News
Breaches have gone further than Senate Inquiry suggests
29th Mar 2014
Breaches into Indonesian waters could be far more common than recorded by the Defence and Customs Review and Senate Inquiry report, the Australian Lawyers Alliance said today.
Yesterday afternoon, a Senate committee released its report into the breaches of Indonesian waters following the Defence and Customs Review in February 2014. The six breaches, committed by the Royal Australian Navy and Customs and Border Protection Services in December 2013 and January 2014, were said to be ‘inadvertent’.
However, the report, fails to acknowledge that it is likely that more than six breaches into Indonesian waters have occurred.
The report, issued by the Senate Foreign Affairs, Defence and Trade committee, has made some strong recommendations, including that the government must review the evidence provided regarding international law and the encoding of the UN Convention on the Law of the Sea (UNCLOS) in domestic law, and provide appropriate training to relevant agencies. The Committee also viewed dimly the Immigration Minister’s reliance on the public interest immunity to evade questions posed by the Committee.
“Such recommendations are incomplete to resolve the problem, when there is still a failure to recognise how extensive the problem is,” said Greg Phelps, Northern Territory Director of the Australian Lawyers Alliance.

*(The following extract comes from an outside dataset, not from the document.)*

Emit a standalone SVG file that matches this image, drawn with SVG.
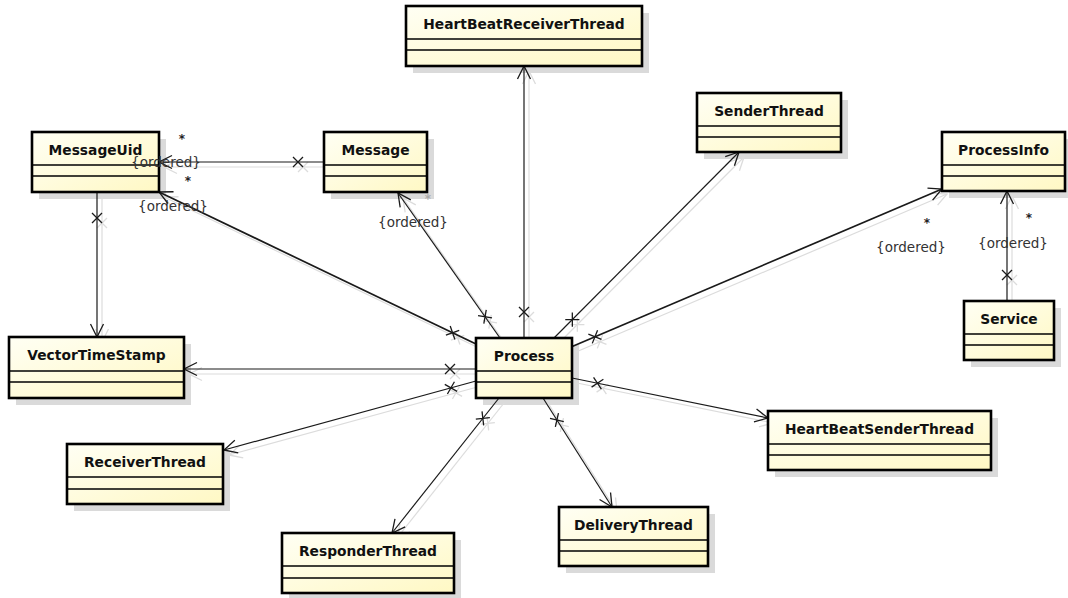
<svg xmlns="http://www.w3.org/2000/svg" width="1068" height="598" viewBox="0 0 1068 598">
<style>
.nshadow{fill:#dadada;stroke:none}
.box{fill:url(#fillg);stroke:#000;stroke-width:2.6}
.sep{stroke:#000;stroke-width:1.4}
.name{font-family:"DejaVu Sans",Verdana,sans-serif;font-weight:bold;font-size:13.8px;fill:#111;text-anchor:middle}
.lbl{font-family:"DejaVu Sans",Verdana,sans-serif;font-size:13.5px;fill:#333;text-anchor:middle}
.star{font-family:"DejaVu Sans",Verdana,sans-serif;font-size:12px;font-weight:bold;fill:#222;text-anchor:middle}
.c{fill:none;stroke:#1a1a1a;stroke-width:1.2;marker-start:url(#xm);marker-end:url(#am)}
.cs{fill:none;stroke:#dcdcdc;stroke-width:1.2;marker-start:url(#xs);marker-end:url(#as)}
.thick{stroke-width:1.7}
</style>
<defs>
<linearGradient id="fillg" x1="0" y1="0" x2="1" y2="1">
<stop offset="0" stop-color="#fffff4"/>
<stop offset="1" stop-color="#fff8c4"/>
</linearGradient>
<marker id="am" markerUnits="userSpaceOnUse" orient="auto" refX="0" refY="0" markerWidth="30" markerHeight="30" overflow="visible">
<path d="M-13,-6.5 L0,0 L-13,6.5" fill="none" stroke="#1a1a1a" stroke-width="1.3"/>
</marker>
<marker id="xm" markerUnits="userSpaceOnUse" orient="auto" refX="0" refY="0" markerWidth="30" markerHeight="30" overflow="visible">
<path d="M21,-5 L31,5 M21,5 L31,-5" fill="none" stroke="#1a1a1a" stroke-width="1.3"/>
</marker>
<marker id="as" markerUnits="userSpaceOnUse" orient="auto" refX="0" refY="0" markerWidth="30" markerHeight="30" overflow="visible">
<path d="M-13,-6.5 L0,0 L-13,6.5" fill="none" stroke="#dcdcdc" stroke-width="1.3"/>
</marker>
<marker id="xs" markerUnits="userSpaceOnUse" orient="auto" refX="0" refY="0" markerWidth="30" markerHeight="30" overflow="visible">
<path d="M21,-5 L31,5 M21,5 L31,-5" fill="none" stroke="#dcdcdc" stroke-width="1.3"/>
</marker>
</defs>
<rect width="1068" height="598" fill="#fff"/>

<g id="node-shadows">
<rect class="nshadow" x="413" y="13" width="236" height="60"/>
<rect class="nshadow" x="39" y="139" width="127" height="60"/>
<rect class="nshadow" x="331" y="139" width="103" height="60"/>
<rect class="nshadow" x="704" y="100" width="144" height="59"/>
<rect class="nshadow" x="949" y="139" width="123" height="59"/>
<rect class="nshadow" x="971" y="308" width="90" height="59"/>
<rect class="nshadow" x="16" y="344" width="175" height="61"/>
<rect class="nshadow" x="483" y="345" width="96" height="60"/>
<rect class="nshadow" x="74" y="451" width="156" height="60"/>
<rect class="nshadow" x="289" y="540" width="172" height="60"/>
<rect class="nshadow" x="566" y="514" width="149" height="59"/>
<rect class="nshadow" x="775" y="418" width="223" height="59"/>
</g>

<g id="connectors">
<g id="connector-shadows" transform="translate(5,5)">
<path class="cs" d="M324,162 L159,162"/>
<path class="cs" d="M476,344 L159,192"/>
<path class="cs" d="M500,338 L398,193"/>
<path class="cs" d="M524,338 L524,66"/>
<path class="cs" d="M554,338 L739,152"/>
<path class="cs" d="M571,347 L942,189"/>
<path class="cs" d="M1007,301 L1007,191"/>
<path class="cs" d="M97,192 L97,337"/>
<path class="cs" d="M476,369 L184,369"/>
<path class="cs" d="M476,381 L224,450"/>
<path class="cs" d="M499,398 L392,533"/>
<path class="cs" d="M543,398 L612,507"/>
<path class="cs" d="M572,378 L768,418"/>
</g>
<path id="e-message-messageuid" class="c" d="M324,162 L159,162"/>
<path id="e-process-messageuid" class="c thick" d="M476,344 L159,192"/>
<path id="e-process-message" class="c" d="M500,338 L398,193"/>
<path id="e-process-hbrt" class="c" d="M524,338 L524,66"/>
<path id="e-process-sender" class="c" d="M554,338 L739,152"/>
<path id="e-process-processinfo" class="c thick" d="M571,347 L942,189"/>
<path id="e-service-processinfo" class="c" d="M1007,301 L1007,191"/>
<path id="e-messageuid-vts" class="c" d="M97,192 L97,337"/>
<path id="e-process-vts" class="c" d="M476,369 L184,369"/>
<path id="e-process-receiver" class="c" d="M476,381 L224,450"/>
<path id="e-process-responder" class="c" d="M499,398 L392,533"/>
<path id="e-process-delivery" class="c" d="M543,398 L612,507"/>
<path id="e-process-hbst" class="c" d="M572,378 L768,418"/>
</g>

<g id="node-HeartBeatReceiverThread">
<rect class="box" x="406" y="6" width="236" height="60"/>
<line class="sep" x1="406" y1="39" x2="642" y2="39"/><line class="sep" x1="406" y1="50" x2="642" y2="50"/>
<text class="name" x="524" y="29">HeartBeatReceiverThread</text>
</g>
<g id="node-MessageUid">
<rect class="box" x="32" y="132" width="127" height="60"/>
<line class="sep" x1="32" y1="165" x2="159" y2="165"/><line class="sep" x1="32" y1="176" x2="159" y2="176"/>
<text class="name" x="95.5" y="155">MessageUid</text>
</g>
<g id="node-Message">
<rect class="box" x="324" y="132" width="103" height="60"/>
<line class="sep" x1="324" y1="165" x2="427" y2="165"/><line class="sep" x1="324" y1="176" x2="427" y2="176"/>
<text class="name" x="375.5" y="155">Message</text>
</g>
<g id="node-SenderThread">
<rect class="box" x="697" y="93" width="144" height="59"/>
<line class="sep" x1="697" y1="126" x2="841" y2="126"/><line class="sep" x1="697" y1="137" x2="841" y2="137"/>
<text class="name" x="769" y="116">SenderThread</text>
</g>
<g id="node-ProcessInfo">
<rect class="box" x="942" y="132" width="123" height="59"/>
<line class="sep" x1="942" y1="165" x2="1065" y2="165"/><line class="sep" x1="942" y1="176" x2="1065" y2="176"/>
<text class="name" x="1003.5" y="155">ProcessInfo</text>
</g>
<g id="node-Service">
<rect class="box" x="964" y="301" width="90" height="59"/>
<line class="sep" x1="964" y1="334" x2="1054" y2="334"/><line class="sep" x1="964" y1="345" x2="1054" y2="345"/>
<text class="name" x="1009" y="324">Service</text>
</g>
<g id="node-VectorTimeStamp">
<rect class="box" x="9" y="337" width="175" height="61"/>
<line class="sep" x1="9" y1="371" x2="184" y2="371"/><line class="sep" x1="9" y1="382" x2="184" y2="382"/>
<text class="name" x="96.5" y="360">VectorTimeStamp</text>
</g>
<g id="node-Process">
<rect class="box" x="476" y="338" width="96" height="60"/>
<line class="sep" x1="476" y1="371" x2="572" y2="371"/><line class="sep" x1="476" y1="382" x2="572" y2="382"/>
<text class="name" x="524" y="361">Process</text>
</g>
<g id="node-ReceiverThread">
<rect class="box" x="67" y="444" width="156" height="60"/>
<line class="sep" x1="67" y1="477" x2="223" y2="477"/><line class="sep" x1="67" y1="489" x2="223" y2="489"/>
<text class="name" x="145" y="467">ReceiverThread</text>
</g>
<g id="node-ResponderThread">
<rect class="box" x="282" y="533" width="172" height="60"/>
<line class="sep" x1="282" y1="566" x2="454" y2="566"/><line class="sep" x1="282" y1="578" x2="454" y2="578"/>
<text class="name" x="368" y="556">ResponderThread</text>
</g>
<g id="node-DeliveryThread">
<rect class="box" x="559" y="507" width="149" height="59"/>
<line class="sep" x1="559" y1="540" x2="708" y2="540"/><line class="sep" x1="559" y1="551" x2="708" y2="551"/>
<text class="name" x="633.5" y="530">DeliveryThread</text>
</g>
<g id="node-HeartBeatSenderThread">
<rect class="box" x="768" y="411" width="223" height="59"/>
<line class="sep" x1="768" y1="444" x2="991" y2="444"/><line class="sep" x1="768" y1="455" x2="991" y2="455"/>
<text class="name" x="879.5" y="434">HeartBeatSenderThread</text>
</g>

<g id="connector-labels">
<text class="lbl" x="166" y="167">{ordered}</text>
<text class="star" x="182" y="143">*</text>
<text class="lbl" x="173" y="211">{ordered}</text>
<text class="star" x="188" y="185">*</text>
<text class="lbl" x="413" y="227">{ordered}</text>
<text class="star" x="428" y="203" style="fill:#aaa">*</text>
<text class="lbl" x="911" y="252">{ordered}</text>
<text class="star" x="927" y="227">*</text>
<text class="lbl" x="1013" y="248">{ordered}</text>
<text class="star" x="1029" y="222">*</text>
</g>
</svg>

Inadequate training in UNCLOS was identified as one of the areas that led to the incursions.
“If training is an issue now, then certainly, it has been an ongoing issue, and must be assessed with the seriousness that this issue demands,” said Mr Phelps.

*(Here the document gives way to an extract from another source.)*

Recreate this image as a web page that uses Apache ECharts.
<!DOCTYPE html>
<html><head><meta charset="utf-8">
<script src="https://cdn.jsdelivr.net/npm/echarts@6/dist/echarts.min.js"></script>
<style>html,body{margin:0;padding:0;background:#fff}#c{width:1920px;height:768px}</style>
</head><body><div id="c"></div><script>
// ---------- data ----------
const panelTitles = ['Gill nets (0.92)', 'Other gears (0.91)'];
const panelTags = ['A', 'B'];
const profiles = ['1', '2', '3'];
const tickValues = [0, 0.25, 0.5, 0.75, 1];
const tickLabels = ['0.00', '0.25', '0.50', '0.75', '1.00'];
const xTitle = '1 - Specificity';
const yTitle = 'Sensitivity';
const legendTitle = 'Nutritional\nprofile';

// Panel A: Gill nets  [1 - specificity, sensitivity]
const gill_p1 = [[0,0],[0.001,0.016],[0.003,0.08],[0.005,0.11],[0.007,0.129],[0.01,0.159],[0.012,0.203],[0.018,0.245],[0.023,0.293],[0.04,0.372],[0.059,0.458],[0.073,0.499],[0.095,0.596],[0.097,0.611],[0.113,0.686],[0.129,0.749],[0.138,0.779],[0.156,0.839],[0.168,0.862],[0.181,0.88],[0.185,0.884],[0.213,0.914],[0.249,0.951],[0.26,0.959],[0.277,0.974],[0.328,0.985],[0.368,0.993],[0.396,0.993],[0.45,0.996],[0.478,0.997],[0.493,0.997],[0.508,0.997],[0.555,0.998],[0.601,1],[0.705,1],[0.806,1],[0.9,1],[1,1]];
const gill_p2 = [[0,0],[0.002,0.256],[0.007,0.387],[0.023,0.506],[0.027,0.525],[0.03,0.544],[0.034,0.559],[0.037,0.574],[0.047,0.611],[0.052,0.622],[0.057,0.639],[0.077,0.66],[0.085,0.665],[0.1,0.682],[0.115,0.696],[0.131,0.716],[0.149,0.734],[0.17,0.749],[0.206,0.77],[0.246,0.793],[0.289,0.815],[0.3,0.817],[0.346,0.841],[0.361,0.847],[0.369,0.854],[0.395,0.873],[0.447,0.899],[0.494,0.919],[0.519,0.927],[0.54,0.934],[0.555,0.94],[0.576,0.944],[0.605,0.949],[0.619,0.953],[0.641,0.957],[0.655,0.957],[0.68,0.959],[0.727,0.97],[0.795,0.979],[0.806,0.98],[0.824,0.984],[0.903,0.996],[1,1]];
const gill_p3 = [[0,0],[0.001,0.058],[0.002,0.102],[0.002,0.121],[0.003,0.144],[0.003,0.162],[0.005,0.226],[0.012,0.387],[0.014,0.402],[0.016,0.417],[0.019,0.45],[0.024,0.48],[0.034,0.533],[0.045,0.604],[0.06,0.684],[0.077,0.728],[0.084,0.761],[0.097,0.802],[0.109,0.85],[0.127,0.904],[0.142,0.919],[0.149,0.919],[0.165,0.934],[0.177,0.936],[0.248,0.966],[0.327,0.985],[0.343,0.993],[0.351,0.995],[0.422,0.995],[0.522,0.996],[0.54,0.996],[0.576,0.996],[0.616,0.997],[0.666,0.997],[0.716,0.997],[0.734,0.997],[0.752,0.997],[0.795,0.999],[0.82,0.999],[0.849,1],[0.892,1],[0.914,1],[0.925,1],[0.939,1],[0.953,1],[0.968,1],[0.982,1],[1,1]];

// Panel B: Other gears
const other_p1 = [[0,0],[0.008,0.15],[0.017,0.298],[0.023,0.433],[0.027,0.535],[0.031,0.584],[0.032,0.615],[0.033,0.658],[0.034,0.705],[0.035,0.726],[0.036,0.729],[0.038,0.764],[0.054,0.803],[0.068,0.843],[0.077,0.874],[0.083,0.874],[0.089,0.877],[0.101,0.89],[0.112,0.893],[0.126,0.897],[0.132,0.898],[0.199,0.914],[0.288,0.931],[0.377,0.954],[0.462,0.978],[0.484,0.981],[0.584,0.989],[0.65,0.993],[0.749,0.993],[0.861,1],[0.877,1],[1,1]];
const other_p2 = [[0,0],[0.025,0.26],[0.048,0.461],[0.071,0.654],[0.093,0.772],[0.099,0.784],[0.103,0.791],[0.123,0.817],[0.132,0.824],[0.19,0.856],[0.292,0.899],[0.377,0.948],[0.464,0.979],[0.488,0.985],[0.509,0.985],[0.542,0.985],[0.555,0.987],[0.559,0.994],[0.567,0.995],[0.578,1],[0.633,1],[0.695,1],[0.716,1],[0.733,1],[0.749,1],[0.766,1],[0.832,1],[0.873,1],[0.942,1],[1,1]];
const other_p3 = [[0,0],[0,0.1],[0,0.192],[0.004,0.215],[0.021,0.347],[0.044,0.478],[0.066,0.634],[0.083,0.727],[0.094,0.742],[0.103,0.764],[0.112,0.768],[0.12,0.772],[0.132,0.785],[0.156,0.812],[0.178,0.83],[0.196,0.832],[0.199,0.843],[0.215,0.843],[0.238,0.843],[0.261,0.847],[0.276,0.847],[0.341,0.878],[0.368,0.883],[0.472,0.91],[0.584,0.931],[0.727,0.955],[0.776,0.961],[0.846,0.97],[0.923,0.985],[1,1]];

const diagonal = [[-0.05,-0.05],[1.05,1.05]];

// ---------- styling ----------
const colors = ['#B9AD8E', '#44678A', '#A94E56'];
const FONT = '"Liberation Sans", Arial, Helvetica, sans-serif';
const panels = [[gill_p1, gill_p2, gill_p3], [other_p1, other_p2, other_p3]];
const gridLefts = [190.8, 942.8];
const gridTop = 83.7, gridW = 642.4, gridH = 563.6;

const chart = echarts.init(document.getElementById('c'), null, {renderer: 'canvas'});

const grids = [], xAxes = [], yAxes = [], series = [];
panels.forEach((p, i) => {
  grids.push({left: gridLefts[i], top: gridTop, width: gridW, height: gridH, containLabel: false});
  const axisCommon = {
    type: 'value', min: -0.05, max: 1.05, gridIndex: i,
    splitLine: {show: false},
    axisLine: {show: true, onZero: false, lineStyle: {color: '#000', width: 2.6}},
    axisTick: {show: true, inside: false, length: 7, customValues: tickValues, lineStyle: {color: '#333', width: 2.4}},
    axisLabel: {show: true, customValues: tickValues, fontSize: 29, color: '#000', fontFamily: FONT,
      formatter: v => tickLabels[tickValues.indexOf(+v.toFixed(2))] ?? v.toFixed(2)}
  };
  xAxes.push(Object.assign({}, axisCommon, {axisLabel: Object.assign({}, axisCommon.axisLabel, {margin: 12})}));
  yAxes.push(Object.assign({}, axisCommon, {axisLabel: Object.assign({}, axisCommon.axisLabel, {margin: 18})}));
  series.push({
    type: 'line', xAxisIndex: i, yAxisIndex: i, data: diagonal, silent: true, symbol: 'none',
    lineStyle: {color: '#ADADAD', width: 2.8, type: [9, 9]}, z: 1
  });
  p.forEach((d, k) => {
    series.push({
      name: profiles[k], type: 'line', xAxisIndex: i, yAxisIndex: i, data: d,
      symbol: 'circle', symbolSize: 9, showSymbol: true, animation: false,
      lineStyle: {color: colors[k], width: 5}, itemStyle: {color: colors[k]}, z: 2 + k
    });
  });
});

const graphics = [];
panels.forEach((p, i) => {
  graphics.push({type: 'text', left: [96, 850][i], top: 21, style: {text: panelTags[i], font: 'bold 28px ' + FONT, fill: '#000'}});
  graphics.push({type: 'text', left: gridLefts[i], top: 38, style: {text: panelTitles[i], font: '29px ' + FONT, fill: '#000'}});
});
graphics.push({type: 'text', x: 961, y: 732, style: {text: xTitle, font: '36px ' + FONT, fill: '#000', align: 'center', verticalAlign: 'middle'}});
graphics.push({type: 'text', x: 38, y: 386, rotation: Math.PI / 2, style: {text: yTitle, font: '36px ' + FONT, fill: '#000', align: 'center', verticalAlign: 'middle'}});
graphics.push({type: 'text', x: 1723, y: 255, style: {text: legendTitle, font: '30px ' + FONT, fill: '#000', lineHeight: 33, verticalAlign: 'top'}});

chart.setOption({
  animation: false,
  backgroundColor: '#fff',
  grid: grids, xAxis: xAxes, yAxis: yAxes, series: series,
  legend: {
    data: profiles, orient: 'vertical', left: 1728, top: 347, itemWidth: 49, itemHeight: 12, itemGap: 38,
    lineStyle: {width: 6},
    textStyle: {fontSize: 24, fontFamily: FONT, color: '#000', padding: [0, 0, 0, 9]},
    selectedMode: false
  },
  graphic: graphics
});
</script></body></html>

Since 2005, when the Department of Customs and Border Protection was entrusted with responsibility for processing foreign fishers, approximately 5,394 fishermen have been apprehended by Australian officials on the ocean and hundreds of boats destroyed.
“There is no guarantee as to how many of these apprehensions occurred within the Australian Fishing Zone, or even in the Australian Exclusive Economic Zone.
“Given that six breaches occurred in just two months, how many have there been in nine years?”
Mr Phelps represented an Indonesian fisherman, Sahring, in a landmark decision
handed down by the Federal Court of Australia last week. In that case, the Australian navy had crossed Indonesian waters and destroyed Sahring’s fisherman’s boat. The Court awarded him compensation.
“This was another form of breach into Indonesian waters that occurred in 2008 with Australian authorities exceeding their lawful enforcement powers” said Mr Phelps.
“In that same year, from June 2007 to June 2008, 1,217 fishermen were detained. How many of these apprehensions occurred in Indonesian waters?
“The Timor Sea requires a greater level of scrutiny,” said Mr Phelps.
“This is a controversial area in which many claims arise for example, those allegations of asylum seekers’ hands being burnt; fishermen’s boats have been burned, and asylum seekers have been pushed back in lifeboats to Indonesian islands.
“There is clearly a need for greater transparency with a concerted effort to fix the problems not to hide them. Public interest immunity is no excuse. The public interest here should be to fix our relationship with our Indonesian neighbours in the Timor Sea.
“The review must go further and much more is required.”